Mark Twain tells his readers, “Twenty years from now you will be more disappointed by the things that you didn’t do than by the ones you did do.” So, rather than sitting at home “taking the summer off,” how about trying something new? Lead a project team, read inspiring books, spend several days job shadowing, and if you have to start working right away, then work hard and do a great job, but use your time wisely. You know that I would love to tell you to drive or even fly out of town and explore this great big, wonderful world of ours, but, the truth is, especially with the cost of fuel these days, you don’t have to leave the city of Greenfield to make your summer meaningful; however, as much as you are going to want to, you can’t sit on the couch and do it either. Helen Keller, a woman who chose to leave the familiarity and comforts of home, once wrote that “Life is either a daring adventure or nothing.”

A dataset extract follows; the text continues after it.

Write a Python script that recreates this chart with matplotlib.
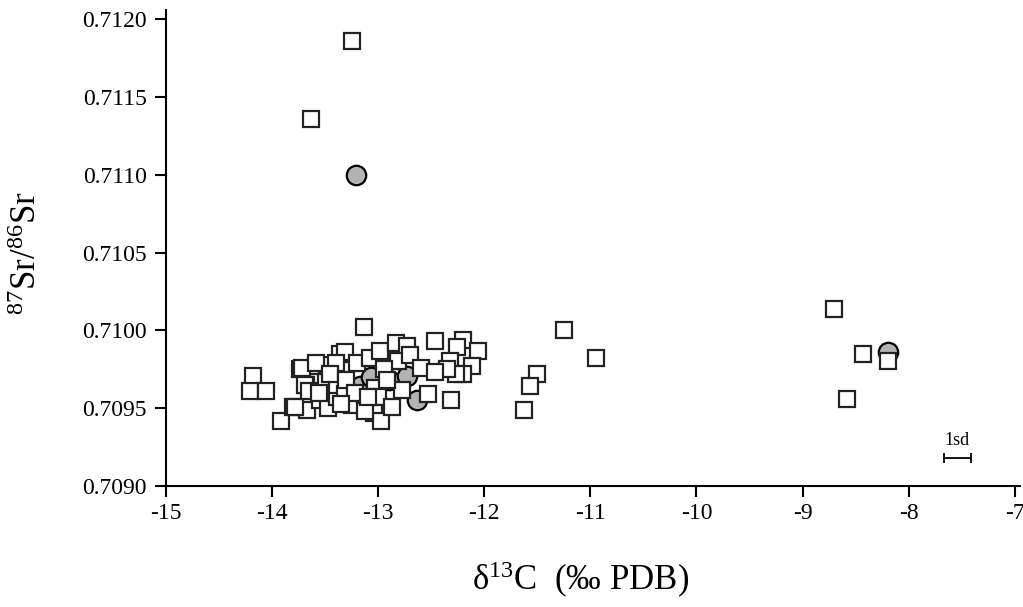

So what will you do? Will you let this summer pass through your fingers like the old sand cliche? Are you waiting until this fall to allow your new, “responsible” life to begin? Or will you make the most of this summer, this fabulous first summer that could set the tone for the rest of your adult life? I know I would let Ms. Jenkins down if I didn’t throw a quotation in from one of our favorite poets. In the poem, “To Be of Use,” Marge Piercy describes the people she loves best, those who “jump into work head first without dallying in the shallows.” She explains that she wants to be “with people who submerge in the task, who go into the fields to harvest and work in a row” and that the “thing worth doing well done has a shape that satisfies.” “The pitcher,” she says, “cries for water to carry and a person for work that is real.”
So, make it REAL. Make your lives worth it, and find something important to do with your down-time so that when people ask you what you with your lives, you have some incredible stories to tell. Because I will tell you what, nothing would make any of us more proud. As you begin to make some critical decisions and start to wonder about where that road of life will lead you, remember these words from one of my favorite Dr. Seuss books, entitled, Oh, the Places You’ll Go!: “You have brains in your head. You have feet in your shoes. You can steer yourself in any direction you choose. You’re on your own. And you know what you know. You are the guy who’ll decide where to go.” So, take some great pictures, savor this moment, say all of your thank yous and goodbyes, then go cut your cakes, stay off the couches, follow your hearts, and let your journeys begin. Thank you! I wish you the best of luck, may God bless you, and congratulations, Class of 2008!